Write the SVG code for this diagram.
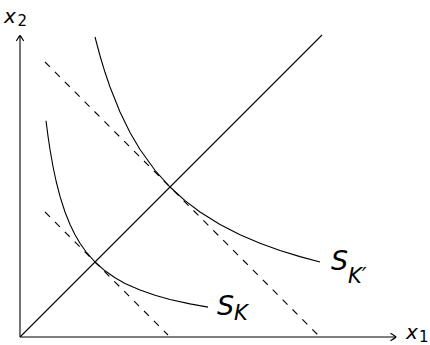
<svg xmlns="http://www.w3.org/2000/svg" width="430" height="345" viewBox="0 0 430 345">
<style>
.ln{fill:none;stroke:#000;stroke-width:1.1;stroke-linejoin:round;stroke-linecap:butt}
.dash{stroke-dasharray:7 7}
.lbl{font-family:"DejaVu Sans","Noto Sans",sans-serif;font-style:italic;fill:#000}
.sub{font-family:"DejaVu Sans","Noto Sans",sans-serif;fill:#000}
</style>
<rect width="430" height="345" fill="#fff"/>
<g id="connectors">
<g transform="translate(20,337) scale(1,-1)">
<path id="axis-y" class="ln" d="M0,0 L0,301"/>
<path id="axis-x" class="ln" d="M0,0 L376,0"/>
<path id="diagonal" class="ln" d="M0,0 L302,302"/>
<path id="tangent-inner" class="ln dash" d="M25,125 L148,2"/>
<path id="tangent-outer" class="ln dash" d="M25,275 L298,2"/>
</g>
<path class="ln" d="M16.3,41 Q18.6,37 20,35.5 Q21.4,37 23.7,41"/>
<path class="ln" d="M390.5,333.3 Q394.5,335.6 396,337 Q394.5,338.4 390.5,340.7"/>
</g>
<g id="curve-SK" transform="translate(20,337) scale(1,-1)">
<polyline class="ln" points="26,216.3 28,200.9 30,187.5 33,170.5 36,156.25 40,140.6 45,125 50,112.5 55,102.3 60,93.75 66,85.2 75,75 85,66.2 95,59.2 105,53.6 120,46.9 135,41.7 150,37.5 170,33.1 188,29.9"/>
</g>
<g id="curve-SKprime" transform="translate(20,337) scale(1,-1)">
<polyline class="ln" points="75,300 80,281.25 85,264.7 90,250 100,225 110,204.5 120,187.5 135,166.7 150,150 165,136.4 180,125 200,112.5 220,102.3 240,93.75 260,86.5 280,80.4 300,75"/>
</g>
<g id="label-x2">
<text class="lbl" x="4" y="23" font-size="20">x</text>
<text class="sub" x="17.5" y="25.5" font-size="15">2</text>
</g>
<g id="label-x1">
<text class="lbl" x="406" y="339" font-size="20">x</text>
<text class="sub" x="419" y="342" font-size="15">1</text>
</g>
<g id="label-SK">
<text class="lbl" x="217" y="315" font-size="27">S</text>
<text class="lbl" x="234" y="320" font-size="21">K</text>
</g>
<g id="label-SKprime">
<text class="lbl" x="331" y="270" font-size="27">S</text>
<text class="lbl" x="348" y="283" font-size="21">K′</text>
</g>
</svg>
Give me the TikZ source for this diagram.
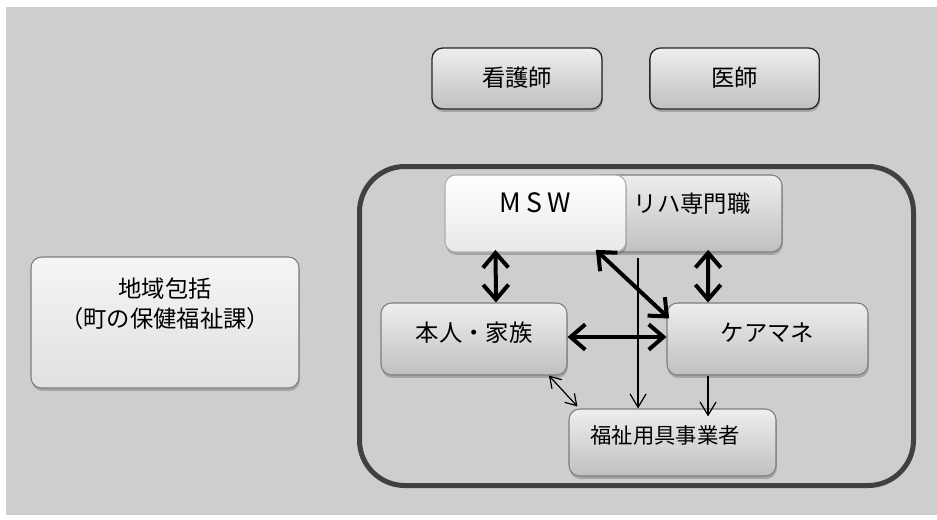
\documentclass[tikz,border=0pt]{standalone}
\usepackage{fontspec}
\setmainfont{Noto Sans CJK JP}
\newfontfamily\spacedfont[LetterSpace=20]{Noto Sans CJK JP}
\usetikzlibrary{arrows.meta, shadows}
\definecolor{bggray}{RGB}{206,206,206}
\definecolor{framegray}{RGB}{64,64,64}
\definecolor{linegray}{RGB}{125,125,125}
\definecolor{boxtop}{RGB}{238,238,238}
\definecolor{boxbottom}{RGB}{192,192,192}
\tikzset{
x=0.75pt, y=-0.75pt, % one unit is one pixel of the original, y runs downwards
every node/.style={font=\fontsize{17.5}{23}\selectfont}, % size of all the labels
lift/.style={text height=14pt, text depth=#1}, % a deeper text box pushes the label up in its box
role/.style={draw=linegray, line width=0.8pt, rounded corners=8pt, top color=boxtop, bottom color=boxbottom,
  drop shadow={shadow xshift=0.6pt, shadow yshift=-2.2pt, opacity=0.4, fill=black!60}}, % one box per member
outside/.style={role, draw=black!85, line width=1pt}, % the two boxes above the team
bigarrow/.style={{Straight Barb[length=11pt,width=19pt]}-{Straight Barb[length=11pt,width=19pt]}, line width=3pt},
thinarrow/.style={-{Straight Barb[length=10pt,width=12pt]}, line width=0.9pt},
pairarrow/.style={{Straight Barb[length=8pt,width=10pt]}-{Straight Barb[length=8pt,width=10pt]}, line width=0.9pt},
}

\begin{document}
\begin{tikzpicture}
    \useasboundingbox (0,0) rectangle (937,519);
    \fill[bggray] (6,7) rectangle (937,515);

    \node[outside, lift=2.5pt, minimum width=127.5pt, minimum height=45.75pt] (kango) at (517,78.5) {看護師};
    \node[outside, lift=2.5pt, minimum width=127pt, minimum height=45.75pt] (ishi) at (734.5,78.5) {医師};

    \node[draw=framegray, line width=3.75pt, rounded corners=34pt, minimum width=415.5pt, minimum height=239.25pt] (team) at (636.5,326) {};
    \node[role, lift=15.25pt, minimum width=144.75pt, minimum height=57.75pt] (reha) at (685.5,213.5) {\hspace*{10pt}リハ専門職};
    \node[role, top color=white, bottom color=white!91!black, draw=white!68!black, lift=15.25pt,
          font=\fontsize{20}{24}\selectfont, minimum width=135.75pt, minimum height=57.75pt] (msw) at (535.5,213.5) {\spacedfont MSW};
    \node[role, lift=10.75pt, minimum width=139.5pt, minimum height=54pt] (honnin) at (474,339) {本人・家族};
    \node[role, lift=10.75pt, minimum width=150.75pt, minimum height=54pt] (caremane) at (767.5,339) {ケアマネ};
    \node[role, font=\fontsize{16}{20}\selectfont, lift=12pt, minimum width=155.25pt, minimum height=50.25pt] (fukushi) at (672.5,442.5) {福祉用具事業者\hspace*{11pt}};

    \node[role, top color=white!96!black, bottom color=white!88!black, align=center, text depth=30pt,
          minimum width=201pt, minimum height=98.25pt] (chiiki) at (165,322.5) {地域包括\\（町の保健福祉課）};

    \draw[bigarrow] ([xshift=-30pt,yshift=2pt]msw.south) -- ([xshift=16.5pt]honnin.north);
    \draw[bigarrow] ([xshift=17pt,yshift=2pt]reha.south) -- ([xshift=-44.6pt]caremane.north);
    \draw[bigarrow] ([xshift=-23pt,yshift=2pt]msw.south east) -- ([xshift=2pt,yshift=-12pt]caremane.north west);
    \draw[bigarrow] ([yshift=1.5pt]honnin.east) -- ([yshift=1.5pt]caremane.west);

    \coordinate (drop) at ([xshift=-35.6pt,yshift=-3.75pt]reha.south);
    \draw[thinarrow] (drop) -- (drop |- fukushi.north);
    \draw[thinarrow] ([xshift=-44.6pt]caremane.south) coordinate (cmout) -- ([yshift=-6pt]cmout |- fukushi.north);
    \draw[pairarrow] ([xshift=-14pt]honnin.south east) -- ([xshift=6.75pt,yshift=1.5pt]fukushi.north west);
\end{tikzpicture}
\end{document}
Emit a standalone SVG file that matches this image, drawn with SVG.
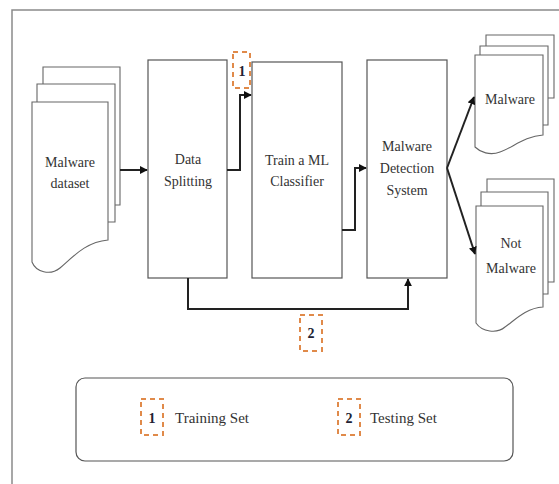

= = = = = = =

*AIM:*
Excluding the pictures, restate the records above word for word.

*RESULT FOR THIS EXERCISE:*
Write the SVG code for this diagram.
<svg xmlns="http://www.w3.org/2000/svg" width="430" height="345" viewBox="0 0 430 345">
<style>
.ln{fill:none;stroke:#000;stroke-width:1.1;stroke-linejoin:round;stroke-linecap:butt}
.dash{stroke-dasharray:7 7}
.lbl{font-family:"DejaVu Sans","Noto Sans",sans-serif;font-style:italic;fill:#000}
.sub{font-family:"DejaVu Sans","Noto Sans",sans-serif;fill:#000}
</style>
<rect width="430" height="345" fill="#fff"/>
<g id="connectors">
<g transform="translate(20,337) scale(1,-1)">
<path id="axis-y" class="ln" d="M0,0 L0,301"/>
<path id="axis-x" class="ln" d="M0,0 L376,0"/>
<path id="diagonal" class="ln" d="M0,0 L302,302"/>
<path id="tangent-inner" class="ln dash" d="M25,125 L148,2"/>
<path id="tangent-outer" class="ln dash" d="M25,275 L298,2"/>
</g>
<path class="ln" d="M16.3,41 Q18.6,37 20,35.5 Q21.4,37 23.7,41"/>
<path class="ln" d="M390.5,333.3 Q394.5,335.6 396,337 Q394.5,338.4 390.5,340.7"/>
</g>
<g id="curve-SK" transform="translate(20,337) scale(1,-1)">
<polyline class="ln" points="26,216.3 28,200.9 30,187.5 33,170.5 36,156.25 40,140.6 45,125 50,112.5 55,102.3 60,93.75 66,85.2 75,75 85,66.2 95,59.2 105,53.6 120,46.9 135,41.7 150,37.5 170,33.1 188,29.9"/>
</g>
<g id="curve-SKprime" transform="translate(20,337) scale(1,-1)">
<polyline class="ln" points="75,300 80,281.25 85,264.7 90,250 100,225 110,204.5 120,187.5 135,166.7 150,150 165,136.4 180,125 200,112.5 220,102.3 240,93.75 260,86.5 280,80.4 300,75"/>
</g>
<g id="label-x2">
<text class="lbl" x="4" y="23" font-size="20">x</text>
<text class="sub" x="17.5" y="25.5" font-size="15">2</text>
</g>
<g id="label-x1">
<text class="lbl" x="406" y="339" font-size="20">x</text>
<text class="sub" x="419" y="342" font-size="15">1</text>
</g>
<g id="label-SK">
<text class="lbl" x="217" y="315" font-size="27">S</text>
<text class="lbl" x="234" y="320" font-size="21">K</text>
</g>
<g id="label-SKprime">
<text class="lbl" x="331" y="270" font-size="27">S</text>
<text class="lbl" x="348" y="283" font-size="21">K′</text>
</g>
</svg>
Give me the TikZ source for this diagram.
\documentclass[tikz,border=0pt]{standalone}
\usepackage{fontspec}
\setmainfont{Noto Sans CJK JP}
\newfontfamily\spacedfont[LetterSpace=20]{Noto Sans CJK JP}
\usetikzlibrary{arrows.meta, shadows}
\definecolor{bggray}{RGB}{206,206,206}
\definecolor{framegray}{RGB}{64,64,64}
\definecolor{linegray}{RGB}{125,125,125}
\definecolor{boxtop}{RGB}{238,238,238}
\definecolor{boxbottom}{RGB}{192,192,192}
\tikzset{
x=0.75pt, y=-0.75pt, % one unit is one pixel of the original, y runs downwards
every node/.style={font=\fontsize{17.5}{23}\selectfont}, % size of all the labels
lift/.style={text height=14pt, text depth=#1}, % a deeper text box pushes the label up in its box
role/.style={draw=linegray, line width=0.8pt, rounded corners=8pt, top color=boxtop, bottom color=boxbottom,
  drop shadow={shadow xshift=0.6pt, shadow yshift=-2.2pt, opacity=0.4, fill=black!60}}, % one box per member
outside/.style={role, draw=black!85, line width=1pt}, % the two boxes above the team
bigarrow/.style={{Straight Barb[length=11pt,width=19pt]}-{Straight Barb[length=11pt,width=19pt]}, line width=3pt},
thinarrow/.style={-{Straight Barb[length=10pt,width=12pt]}, line width=0.9pt},
pairarrow/.style={{Straight Barb[length=8pt,width=10pt]}-{Straight Barb[length=8pt,width=10pt]}, line width=0.9pt},
}

\begin{document}
\begin{tikzpicture}
    \useasboundingbox (0,0) rectangle (937,519);
    \fill[bggray] (6,7) rectangle (937,515);

    \node[outside, lift=2.5pt, minimum width=127.5pt, minimum height=45.75pt] (kango) at (517,78.5) {看護師};
    \node[outside, lift=2.5pt, minimum width=127pt, minimum height=45.75pt] (ishi) at (734.5,78.5) {医師};

    \node[draw=framegray, line width=3.75pt, rounded corners=34pt, minimum width=415.5pt, minimum height=239.25pt] (team) at (636.5,326) {};
    \node[role, lift=15.25pt, minimum width=144.75pt, minimum height=57.75pt] (reha) at (685.5,213.5) {\hspace*{10pt}リハ専門職};
    \node[role, top color=white, bottom color=white!91!black, draw=white!68!black, lift=15.25pt,
          font=\fontsize{20}{24}\selectfont, minimum width=135.75pt, minimum height=57.75pt] (msw) at (535.5,213.5) {\spacedfont MSW};
    \node[role, lift=10.75pt, minimum width=139.5pt, minimum height=54pt] (honnin) at (474,339) {本人・家族};
    \node[role, lift=10.75pt, minimum width=150.75pt, minimum height=54pt] (caremane) at (767.5,339) {ケアマネ};
    \node[role, font=\fontsize{16}{20}\selectfont, lift=12pt, minimum width=155.25pt, minimum height=50.25pt] (fukushi) at (672.5,442.5) {福祉用具事業者\hspace*{11pt}};

    \node[role, top color=white!96!black, bottom color=white!88!black, align=center, text depth=30pt,
          minimum width=201pt, minimum height=98.25pt] (chiiki) at (165,322.5) {地域包括\\（町の保健福祉課）};

    \draw[bigarrow] ([xshift=-30pt,yshift=2pt]msw.south) -- ([xshift=16.5pt]honnin.north);
    \draw[bigarrow] ([xshift=17pt,yshift=2pt]reha.south) -- ([xshift=-44.6pt]caremane.north);
    \draw[bigarrow] ([xshift=-23pt,yshift=2pt]msw.south east) -- ([xshift=2pt,yshift=-12pt]caremane.north west);
    \draw[bigarrow] ([yshift=1.5pt]honnin.east) -- ([yshift=1.5pt]caremane.west);

    \coordinate (drop) at ([xshift=-35.6pt,yshift=-3.75pt]reha.south);
    \draw[thinarrow] (drop) -- (drop |- fukushi.north);
    \draw[thinarrow] ([xshift=-44.6pt]caremane.south) coordinate (cmout) -- ([yshift=-6pt]cmout |- fukushi.north);
    \draw[pairarrow] ([xshift=-14pt]honnin.south east) -- ([xshift=6.75pt,yshift=1.5pt]fukushi.north west);
\end{tikzpicture}
\end{document}
Emit a standalone SVG file that matches this image, drawn with SVG.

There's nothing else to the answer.